Les mots bleus, Marion Millo

 Les Mots bleus

🌀 Les Mots bleus – une échappée silencieuse vers la vie


Il y a des livres comme des songes étranges. On les referme, ils nous regardent encore. Les Mots bleus est de ceux-là.
Dans ce premier roman aussi intense que discret, Millo Marion livre une fable douce-amère, où la violence des silences enfouis rencontre la force des mots tus. Un texte incandescent qui murmure plutôt qu’il ne crie, mais dont chaque page vibre d’une puissance rare.

👁‍🗨 Un enfant sans voix, une vie sans trace
Il ou elle – l’enfant n’a pas de prénom, pas de genre, pas de papiers – vit dans l’ombre. À peine scolarisé·e, à peine recensé·e, l’enfant est élevé·e par une mère effacée et un grand-père tyrannique. Le foyer est un huis clos étouffant où la parole est brimée, les gestes comptés, et l’amour maternel noyé dans la peur.

Mais ce n’est pas une histoire de misère sociale. Ce n’est pas non plus un roman noir. Les Mots bleus est une échappée. Une cavale sensible. Une lente reconquête de soi. Lorsque l’enfant décide de fuir, une étrange figure surgit : Casque de cuivre. Figure mutique, fantasmatique, humaine ou imaginaire – peu importe. Ensemble, ils marchent vers autre chose. Vers le monde. Vers une parole possible.

🌲 Une traversée poétique et organique
La grande réussite du roman tient dans cette fugue à travers une nature quasi-mythologique. Chaque pas, chaque bruissement, chaque ombre devient langage. Le corps se délie, l’esprit s’ouvre. C’est une expérience sensorielle autant que littéraire, où le vent, les feuilles, la lumière jouent le rôle de révélateurs.

Et peu à peu, le langage émerge, non pas comme un instrument de communication, mais comme une respiration. Le mutisme initial n’est pas un handicap, c’est un état de résistance. L’enfant n’a pas été « sauvé·e », il ou elle s’est réinventé·e. Les mots ne sont plus bleus de peur, ils le deviennent d’espoir, d’étrangeté, de beauté.

🖋 Un style minimal, viscéral, vibrant
Millo Marion écrit avec une économie de moyens d’autant plus percutante qu’elle semble volontaire. Pas de fioritures. Pas de démonstration. Juste une voix qui avance, tâtonne, puis jaillit. On pense à certaines écritures brutes, à des textes comme La Cloche de détresse de Plath ou L’Enfant éternel de Goby, mais filtrés à travers une conscience écologique et féministe très contemporaine.

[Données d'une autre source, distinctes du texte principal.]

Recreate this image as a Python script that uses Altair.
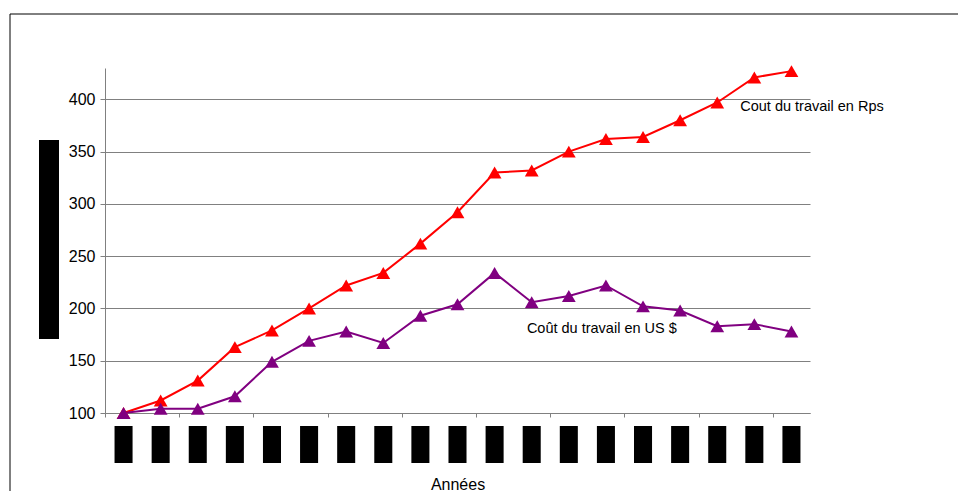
import altair as alt
import pandas as pd

# ---- data ----
year_index = list(range(1, 20))  # 19 years (labels are redacted in the source)
cout_rps = [100, 112, 131, 163, 179, 200, 222, 234, 262, 292,
            330, 332, 350, 362, 364, 380, 397, 421, 427]
cout_usd = [100, 104, 104, 116, 149, 169, 178, 167, 193, 204,
            234, 206, 212, 222, 202, 198, 183, 185, 178]
series_names = ["Cout du travail en Rps", "Coût du travail en US $"]
series_colors = ["#FF0000", "#800080"]
y_ticks = [100, 150, 200, 250, 300, 350, 400]

# annotation labels, placed in data coordinates
label_text = ["Cout du travail en Rps", "Coût du travail en US $"]
label_x = [17.62, 11.87]
label_val = [392.5, 180]

W, H = 950, 483
PL, PT = 97, 60
PW, PH = 705, 345

df = pd.DataFrame({
    "idx": year_index * 2,
    "value": cout_rps + cout_usd,
    "serie": [series_names[0]] * len(cout_rps) + [series_names[1]] * len(cout_usd),
})
df_lab = pd.DataFrame({"idx": label_x, "value": label_val, "text": label_text})
df_box = pd.DataFrame({"idx": year_index})
one = pd.DataFrame({"a": [0]})

FONT = "Liberation Sans"

xscale = alt.Scale(domain=[0.5, 19.5], nice=False, zero=False)
yscale = alt.Scale(domain=[100, 430], nice=False, zero=False)

x_axis = alt.Axis(
    values=[i + 0.5 for i in range(0, 20)], labels=False, grid=False,
    tickSize=4, tickColor="#808080", domainColor="#808080",
    title="Années", titleFont=FONT, titleFontSize=16, titleFontWeight="normal",
    titleColor="black", titleBaseline="alphabetic", titleY=76,
)
y_axis = alt.Axis(
    values=y_ticks, title=None, labelFont=FONT, labelFontSize=16, labelColor="black",
    labelPadding=5, tickSize=5, tickColor="#808080", domainColor="#808080",
    gridColor="#808080", grid=True,
)

lines = alt.Chart(df).mark_line(
    strokeWidth=2,
    point=alt.OverlayMarkDef(shape="triangle-up", size=190, filled=True, opacity=1),
).encode(
    x=alt.X("idx:Q", scale=xscale, axis=x_axis),
    y=alt.Y("value:Q", scale=yscale, axis=y_axis),
    color=alt.Color("serie:N", scale=alt.Scale(domain=series_names, range=series_colors), legend=None),
)

labels = alt.Chart(df_lab).mark_text(
    align="left", baseline="middle", font=FONT, fontSize=14.5, color="black"
).encode(
    x=alt.X("idx:Q", scale=xscale),
    y=alt.Y("value:Q", scale=yscale),
    text="text:N",
)

boxes = alt.Chart(df_box).transform_calculate(
    x1="datum.idx - 0.243", x2="datum.idx + 0.243"
).mark_rect(color="black").encode(
    x=alt.X("x1:Q", scale=xscale),
    x2="x2:Q",
    y=alt.value(PH + 13),
    y2=alt.value(PH + 50),
)

ybox = alt.Chart(one).mark_rect(color="black").encode(
    x=alt.value(-66), x2=alt.value(-46), y=alt.value(72), y2=alt.value(271)
)

border_top = alt.Chart(one).mark_rule(color="black", strokeWidth=1).encode(
    x=alt.value(-95), x2=alt.value(W - PL), y=alt.value(-54)
)
border_left = alt.Chart(one).mark_rule(color="black", strokeWidth=1).encode(
    x=alt.value(-95), y=alt.value(-54), y2=alt.value(H - PT)
)

chart = alt.layer(boxes, ybox, border_top, border_left, lines, labels).properties(
    width=PW, height=PH,
    autosize=alt.AutoSizeParams(type="none"),
    padding={"left": PL, "top": PT, "right": W - PL - PW, "bottom": H - PT - PH},
    background="white",
).configure_view(stroke=None)

chart.save("out.html", embed_options={"renderer": "svg", "actions": False})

Ce n’est pas un roman à "message", mais un texte à ressentir. Il parle des violences qu’on ne nomme pas, des identités qu’on efface, des corps qu’on contraint. Mais surtout, il parle de la puissance subversive de l’imaginaire, du refuge que peut offrir la fiction – comme cette bibliothèque où l’enfant passait ses journées, et où germait déjà le désir de partir.

📚 Un texte rare dans le paysage littéraire français
Chez Cambourakis, la collection de littérature contemporaine accueille régulièrement des voix inclassables, des écritures de l’intime, de l’entre-deux. Les Mots bleus s’inscrit pleinement dans cette veine : c’est un roman frontal et poétique, tendre et politique, bref, un livre nécessaire.


🎯 Pourquoi il faut lire Les Mots bleus

  • Parce qu’il ose un personnage principal sans nom, sans genre, sans voix… et en fait une puissance poétique.

  • Parce qu’il rappelle que le silence n’est pas l’absence de langage, mais souvent un langage de survie.

  • Parce que c’est un livre sur la fuite qui ne romantise pas l’errance, mais la reconstruit comme un geste vital.

  • Parce qu’il ne ressemble à rien d’autre.


En refermant Les Mots bleus, on n’a pas seulement lu un récit : on a traversé une forêt, une mémoire, une métamorphose.
Et l’on se demande combien d’enfants, de voix, d’identités, restent encore prisonniers de leurs silences. Ce roman ne leur donne pas la parole. Il leur donne une échappée.